I HAVE NEVER BEEN a great fan of the Baby Boom Generation, which was no slacker in the Ego Overload Sweepstakes; Tom Wolfe, after all, dubbed it the "Me Generation." But at least that gang's number one priority, according to a 1967 college survey, was to find "a meaningful philosophy of life." Unfortunately, that "meaningful philosophy of life" entailed overly permissive parenting and systematic ego inflation. The millennials have had every aspect of their lives recorded and photographed and documented from the time they were pulled screaming from the womb. And it was the boomers who stressed self-esteem over learning, who lavished excessive praise on their kids and presented them awards for everything from their first bowel movement to just showing up. No wonder that this overindulged generation's heroes are vacuous celebrities like Britney Spears and Paris Hilton who is famous for a reality TV show and a sex video.

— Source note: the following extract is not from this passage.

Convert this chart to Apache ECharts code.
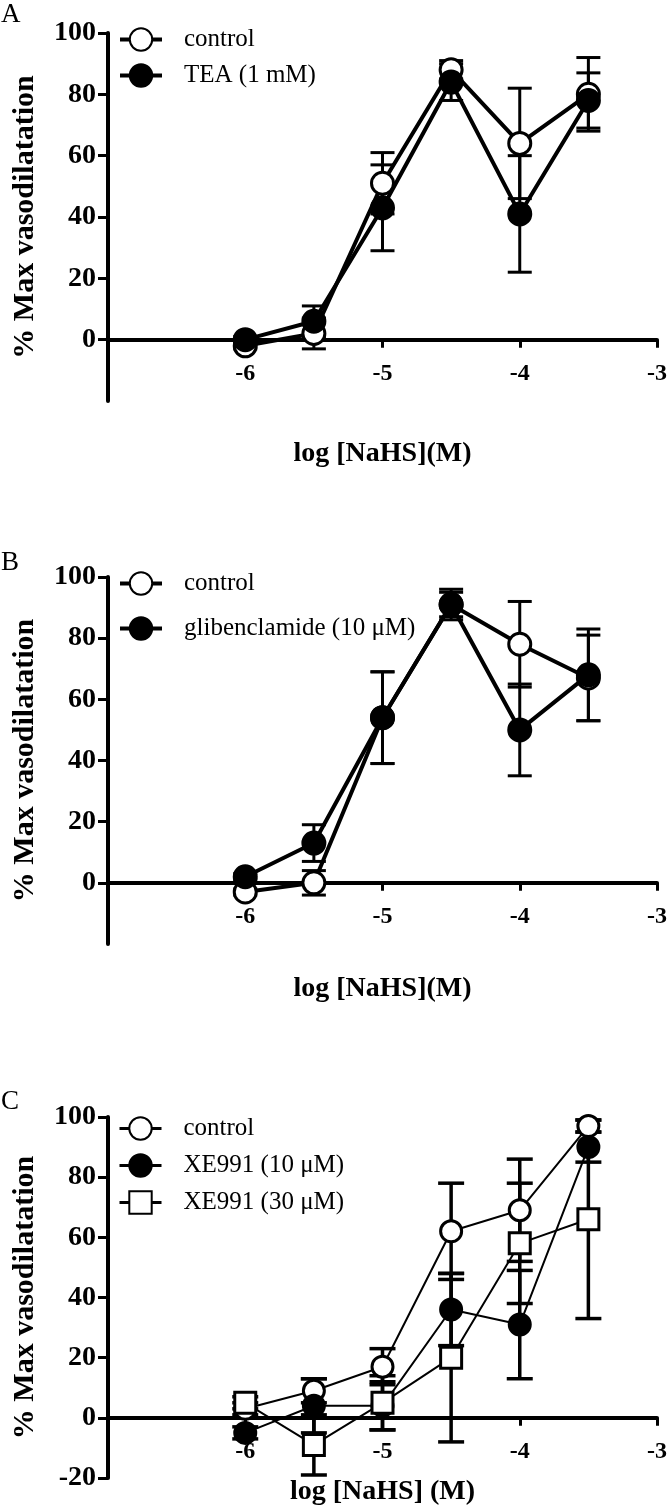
<!DOCTYPE html>
<html>
<head>
<meta charset="utf-8">
<script src="https://cdn.jsdelivr.net/npm/echarts@6/dist/echarts.min.js"></script>
<style>
html,body{margin:0;padding:0;background:#fff;}
#chart{width:670px;height:1512px;}
</style>
</head>
<body>
<div id="chart"></div>
<script>
// ---- data ----
const xLog = [-6, -5.5, -5, -4.5, -4, -3.5];
const xTicks = [-6, -5, -4, -3];
const yTicksAB = [0, 20, 40, 60, 80, 100];
const yTicksC = [-20, 0, 20, 40, 60, 80, 100];
const panelLetters = ['A', 'B', 'C'];
const xNames = ['log [NaHS](M)', 'log [NaHS](M)', 'log [NaHS] (M)'];
const yName = '% Max vasodilatation';

// Panel A
const controlA = [-2, 2, 51, 88, 64, 80];
const controlA_sem = [1, 5, 10, 3, 18, 12];
const teaA = [0, 6, 43, 84, 41, 78];
const teaA_sem = [1, 5, 14, 6, 19, 9];
// Panel B
const controlB = [-3, 0, 54, 91, 78, 67];
const controlB_sem = [1, 4, 15, 4, 14, 14];
const glibB = [2, 13, 54, 91, 50, 68];
const glibB_sem = [1, 6, 15, 5, 15, 15];
// Panel C
const controlC = [3, 9, 17, 62, 69, 97];
const controlC_sem = [2, 4, 6, 16, 17, 2];
const xe10C = [-5, 4, 4, 36, 31, 90];
const xe10C_sem = [2, 9, 8, 12, 18, 5];
const xe30C = [5, -9, 5, 20, 58, 66];
const xe30C_sem = [2, 10, 9, 28, 20, 33];

const seriesNamesA = ['control', 'TEA (1 mM)'];
const seriesNamesB = ['control', 'glibenclamide (10 \u03bcM)'];
const seriesNamesC = ['control', 'XE991 (10 \u03bcM)', 'XE991 (30 \u03bcM)'];

// ---- helpers ----
const FONT = 'Liberation Serif';
const X_MIN = -7, X_MAX = -3, Y_MIN = -20, Y_MAX = 100;
function pts(ys) { return xLog.map((x, i) => [x, ys[i]]); }
function errPts(ys, es) { return xLog.map((x, i) => [x, ys[i], es[i]]); }

function errSeries(gi, ys, es, lw, capHalf) {
  return {
    type: 'custom', xAxisIndex: gi, yAxisIndex: gi, z: 2, silent: true,
    data: errPts(ys, es),
    renderItem: function (params, api) {
      const x = api.value(0), y = api.value(1), e = api.value(2);
      const hi = api.coord([x, y + e]);
      const lo = api.coord([x, y - e]);
      const st = { stroke: '#000', lineWidth: lw };
      return {
        type: 'group', children: [
          { type: 'line', shape: { x1: hi[0], y1: hi[1], x2: lo[0], y2: lo[1] }, style: st },
          { type: 'line', shape: { x1: hi[0] - capHalf, y1: hi[1], x2: hi[0] + capHalf, y2: hi[1] }, style: st },
          { type: 'line', shape: { x1: lo[0] - capHalf, y1: lo[1], x2: lo[0] + capHalf, y2: lo[1] }, style: st }
        ]
      };
    }
  };
}

function lineSeries(gi, name, ys, symbol, filled, lw, size) {
  return {
    type: 'line', name: name, xAxisIndex: gi, yAxisIndex: gi, z: 3,
    data: pts(ys), symbol: symbol, symbolSize: size, showSymbol: true,
    lineStyle: { color: '#000', width: lw },
    itemStyle: { color: filled ? '#000' : '#fff', borderColor: '#000', borderWidth: 3 },
    emphasis: { disabled: true }, animation: false
  };
}

const grids = [
  { left: 108, top: 33, width: 549, height: 368 },
  { left: 108, top: 577, width: 549, height: 367 },
  { left: 108, top: 1117, width: 549, height: 361 }
];
const xNameGaps = [100, 92, 60];

// x axis sits on y = 0: shift it up from the grid bottom by the share of the y range below zero
const xAxes = grids.map((g, i) => ({
  type: 'value', gridIndex: i, min: X_MIN, max: X_MAX, interval: 1,
  offset: -g.height * (0 - Y_MIN) / (Y_MAX - Y_MIN),
  name: xNames[i], nameLocation: 'middle', nameGap: xNameGaps[i],
  nameTextStyle: { fontFamily: FONT, fontWeight: 'bold', fontSize: 28, color: '#000' },
  axisLine: { onZero: false, lineStyle: { color: '#000', width: 4 } },
  axisTick: { show: true, customValues: xTicks, length: 8, lineStyle: { color: '#000', width: 3 } },
  axisLabel: { customValues: xTicks, margin: 22, fontFamily: FONT, fontWeight: 'bold', fontSize: 24, color: '#000' },
  splitLine: { show: false }
}));

const yAxes = grids.map((g, i) => {
  const t = i === 2 ? yTicksC : yTicksAB;
  return {
    type: 'value', gridIndex: i, min: Y_MIN, max: Y_MAX, interval: 20,
    name: yName, nameLocation: 'middle', nameGap: 68,
    nameTextStyle: { fontFamily: FONT, fontWeight: 'bold', fontSize: 30, color: '#000' },
    axisLine: { show: true, onZero: false, lineStyle: { color: '#000', width: 4 } },
    axisTick: { show: true, customValues: t, length: 10, lineStyle: { color: '#000', width: 3 } },
    axisLabel: { customValues: t, margin: 12, fontFamily: FONT, fontWeight: 'bold', fontSize: 28, color: '#000' },
    splitLine: { show: false }
  };
});

function legend(top, gap, names, prefix, lineW) {
  return {
    orient: 'vertical', left: 118, top: top, padding: 0, itemGap: gap,
    itemWidth: 42, itemHeight: 28, selectedMode: false,
    data: names.map(n => prefix + '|' + n),
    formatter: function (n) { return n.split('|')[1]; },
    lineStyle: { width: lineW, color: '#000' },
    textStyle: { fontFamily: FONT, fontSize: 25, color: '#000', padding: [0, 0, 0, 17] }
  };
}

const series = [
  // A
  errSeries(0, controlA, controlA_sem, 3, 12),
  errSeries(0, teaA, teaA_sem, 3, 12),
  lineSeries(0, 'A|' + seriesNamesA[0], controlA, 'circle', false, 4, 22),
  lineSeries(0, 'A|' + seriesNamesA[1], teaA, 'circle', true, 4, 22),
  // B
  errSeries(1, controlB, controlB_sem, 3, 12),
  errSeries(1, glibB, glibB_sem, 3, 12),
  lineSeries(1, 'B|' + seriesNamesB[0], controlB, 'circle', false, 4, 22),
  lineSeries(1, 'B|' + seriesNamesB[1], glibB, 'circle', true, 4, 22),
  // C
  errSeries(2, controlC, controlC_sem, 3.5, 13),
  errSeries(2, xe10C, xe10C_sem, 3.5, 13),
  errSeries(2, xe30C, xe30C_sem, 3.5, 13),
  lineSeries(2, 'C|' + seriesNamesC[0], controlC, 'circle', false, 2, 21),
  lineSeries(2, 'C|' + seriesNamesC[1], xe10C, 'circle', true, 2, 21),
  lineSeries(2, 'C|' + seriesNamesC[2], xe30C, 'rect', false, 2, 21)
];

const titleStyle = { fontFamily: FONT, fontWeight: 'normal', fontSize: 27, color: '#000' };
const option = {
  backgroundColor: '#fff',
  animation: false,
  title: [
    { text: panelLetters[0], left: 1, top: 1, padding: 0, textStyle: titleStyle },
    { text: panelLetters[1], left: 1, top: 549, padding: 0, textStyle: titleStyle },
    { text: panelLetters[2], left: 1, top: 1088, padding: 0, textStyle: titleStyle }
  ],
  grid: grids,
  xAxis: xAxes,
  yAxis: yAxes,
  legend: [
    legend(27, 11, seriesNamesA, 'A', 4),
    legend(571, 20, seriesNamesB, 'B', 4),
    legend(1116, 12, seriesNamesC, 'C', 3)
  ],
  series: series
};

const chart = echarts.init(document.getElementById('chart'), null, { renderer: 'canvas' });
chart.setOption(option);
</script>
</body>
</html>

Oh, and you'll probably want to be careful when criticizing your younger employees. Millennials don't take criticism very well, the report says. They also tend to have less stable relationships and are to be more prone to violent behavior than their parents' generation. Why? According to the report, people with an inflated sense of self are more likely to have romantic relationships that are short-lived, at risk for infidelity, and lack emotional warmth, and to exhibit game-playing, dishonesty, and over-controlling and violent behaviors. "I'm concerned we are heading to a society where people are going to treat each other badly, either on the street or in relationships," the report's lead researcher Dr. Jean Twenge, of San Diego State University, told the Los Angeles Times.

Of course not everyone agrees. For an alternative view, some researchers regard narcissistic behavior not as the fault of bad boomer parenting, but as an adoptive mechanism in a culture that prizes the bottom-line over learning and cooperation.

"This is a bottom-line society, so students are smart to seek the most direct route to the bottom line," Marc Flacks, an assistant professor of sociology, said in the Times. "If you don't have a me-first attitude, you won't succeed....The old model was a collegial one in which students and professors alike sought knowledge for knowledge's sake. The new model is 'I paid my money, give me my grade and degree.'"

So next time you are stuck on an elevator with a young person who is screaming into his cell phone, try to remember that he isn't just some rude, vacuous millennial, he is rather a new model of bottom-line, free-market capitalism. And grin and bear it.